A cataract is a painless clouding of the normal clear lens of the eye. The amount and pattern of the cloudiness within the lens can vary. If the cloudiness is not near the center of the lens, you may not be aware that a cataract is present. The most common type of cataract is related to aging of the eye and develops gradually over a period of years. Other causes of a cataract may be family history, medical problems such as diabetes, injury to the eye, medications including steroids, radiation, and long-term unprotected exposure to sunlight.

Are there symptoms?

Symptoms include:

  • Blurry vision
  • Glare or light sensitivity
  • Poor night vision
  • Double vision in one eye
  • Needing brighter light to read
  • Fading or yellowing of colors

How often should I be examined for a Cataract?

By performing a thorough eye examination, your ophthalmologist can detect the presence of a cataract. A careful evaluation can also rule out any other conditions that may be causing blurred vision or other eye problems. Typically, an annual examination is recommended.

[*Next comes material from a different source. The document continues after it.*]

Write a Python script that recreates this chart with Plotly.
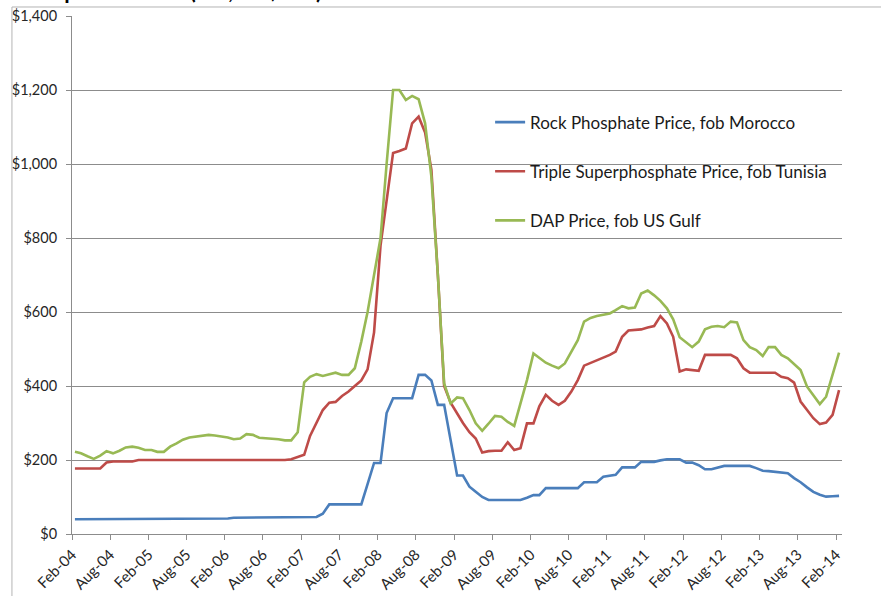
import pandas as pd
import plotly.graph_objects as go

# Monthly prices, Feb-2004 .. Feb-2014 (US$ per tonne)
months = pd.date_range("2004-02-01", periods=121, freq="MS") + pd.Timedelta(days=14)

rock_phosphate = [
    40, 40, 40, 42, 42, 42, 42, 42, 42, 42, 42, 42, 42, 42, 42, 42, 42, 42, 42, 42,
    42, 42, 42, 42, 42, 44, 44, 44, 44, 46, 46, 46, 46, 46, 46, 46, 46, 46, 46, 55,
    80, 80, 80, 80, 80, 80, 135, 192, 192, 327, 367, 367, 367, 367, 430, 430, 415, 349, 349, 255,
    158, 158, 128, 114, 100, 92, 92, 92, 92, 92, 92, 98, 105, 105, 124, 124, 124, 124, 124, 124,
    140, 140, 140, 155, 157, 160, 180, 180, 180, 195, 195, 195, 199, 202, 202, 202, 193, 193, 186, 175,
    175, 180, 184, 184, 184, 184, 184, 178, 171, 170, 168, 165, 164, 151, 140, 126, 114, 106, 101, 102,
    103,
]

triple_superphosphate = [
    177, 177, 177, 177, 177, 193, 196, 196, 196, 196, 200, 200, 200, 200, 200, 200, 200, 200, 200, 200,
    200, 200, 200, 200, 200, 198, 198, 198, 198, 198, 200, 200, 200, 200, 202, 207, 214, 265, 300, 335,
    355, 357, 373, 385, 400, 415, 445, 545, 780, 905, 1030, 1035, 1042, 1110, 1128, 1085, 985, 700, 400, 355,
    325, 300, 275, 258, 220, 224, 225, 225, 248, 227, 232, 299, 299, 345, 376, 360, 349, 360, 385, 416,
    455, 462, 470, 475, 484, 493, 533, 550, 552, 553, 558, 562, 589, 569, 533, 439, 445, 443, 441, 484,
    484, 484, 484, 484, 475, 448, 436, 436, 436, 436, 436, 425, 421, 409, 358, 335, 313, 297, 301, 322,
    389,
]

dap = [
    222, 218, 210, 203, 212, 224, 218, 225, 234, 236, 233, 227, 227, 222, 222, 236, 245, 255, 261, 264,
    266, 268, 266, 263, 261, 256, 258, 270, 268, 260, 259, 258, 256, 253, 253, 275, 410, 425, 432, 427,
    432, 436, 430, 430, 448, 520, 600, 700, 800, 1000, 1200, 1200, 1173, 1184, 1175, 1110, 966, 700, 407, 353,
    369, 367, 335, 299, 279, 298, 319, 317, 303, 292, 350, 416, 488, 475, 463, 455, 448, 461, 492, 524,
    574, 584, 589, 593, 596, 605, 616, 610, 612, 650, 658, 645, 630, 610, 580, 532, 518, 505, 520, 553,
    560, 562, 559, 574, 572, 524, 505, 497, 481, 505, 505, 484, 475, 460, 443, 398, 376, 351, 371, 434,
    490,
]

series_names = [
    "Rock Phosphate Price, fob Morocco",
    "Triple Superphosphate Price, fob Tunisia",
    "DAP Price, fob US Gulf",
]
series_colors = ["#4A7EBB", "#BE4B48", "#98B954"]

tick_dates = pd.date_range("2004-02-01", periods=21, freq="6MS")
tick_labels = [
    "Feb-04", "Aug-04", "Feb-05", "Aug-05", "Feb-06", "Aug-06", "Feb-07",
    "Aug-07", "Feb-08", "Aug-08", "Feb-09", "Aug-09", "Feb-10", "Aug-10",
    "Feb-11", "Aug-11", "Feb-12", "Aug-12", "Feb-13", "Aug-13", "Feb-14",
]
y_ticks = [0, 200, 400, 600, 800, 1000, 1200, 1400]

FONT = "Lato, 'Open Sans', sans-serif"
GRID = "#8C8C8C"

fig = go.Figure()
for i, (name, values, color) in enumerate(
    zip(series_names, [rock_phosphate, triple_superphosphate, dap], series_colors)
):
    fig.add_trace(
        go.Scatter(
            x=months,
            y=values,
            name=name,
            mode="lines",
            legendgroup=f"g{i}",
            line=dict(color=color, width=2.6),
            hoverinfo="skip",
        )
    )

fig.update_layout(
    width=881,
    height=596,
    margin=dict(l=72, r=39, t=16, b=62, autoexpand=False),
    paper_bgcolor="white",
    plot_bgcolor="white",
    font=dict(family=FONT, size=14, color="#262626"),
    showlegend=True,
    legend=dict(
        x=0.543,
        y=0.829,
        xanchor="left",
        yanchor="top",
        bgcolor="rgba(0,0,0,0)",
        font=dict(family=FONT, size=17, color="#1a1a1a"),
        tracegroupgap=24,
        itemwidth=30,
    ),
    xaxis=dict(
        type="date",
        range=["2004-02-01", "2014-03-01"],
        tickvals=tick_dates,
        ticktext=tick_labels,
        tickangle=-45,
        ticks="outside",
        ticklen=5,
        tickcolor=GRID,
        showline=True,
        linecolor=GRID,
        linewidth=1,
        showgrid=False,
        zeroline=False,
        automargin=False,
        tickfont=dict(family=FONT, size=15, color="#262626"),
    ),
    yaxis=dict(
        range=[0, 1400],
        tickvals=y_ticks,
        tickformat="$,",
        ticks="outside",
        ticklen=5,
        tickcolor=GRID,
        showline=True,
        linecolor=GRID,
        linewidth=1,
        showgrid=True,
        gridcolor=GRID,
        gridwidth=1,
        zeroline=False,
        automargin=False,
        ticklabelstandoff=6,
        tickfont=dict(family=FONT, size=14.5, color="#262626"),
    ),
)

# Chart-area frame (top and left edges)
fig.add_shape(type="line", xref="paper", yref="paper",
              x0=-0.078, x1=1.06, y0=1.0174, y1=1.0174,
              line=dict(color="#B4B4B4", width=1))
fig.add_shape(type="line", xref="paper", yref="paper",
              x0=-0.078, x1=-0.078, y0=1.0174, y1=-0.13,
              line=dict(color="#B4B4B4", width=1))

# Chart title sitting above the frame
fig.add_annotation(
    text="Phosphate Prices (fob, US$/mt)",
    xref="paper", yref="paper",
    x=-0.075, y=1.0185,
    xanchor="left", yanchor="bottom",
    showarrow=False,
    font=dict(family=FONT, size=22, color="black", weight="bold"),
)

fig.write_html("out.html")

Is there a cure and treatment?

More than 1.8 million people have cataract surgery each year in the United States, and more than 95 percent of those surgeries are performed with no complications. During cataract surgery, which is usually performed under local or topical anesthesia as an outpatient procedure, the cloudy lens is removed from the eye. After surgery, you will have to take eye drops as your ophthalmologist directs. Your surgeon will check your eye several times to make sure it is healing properly.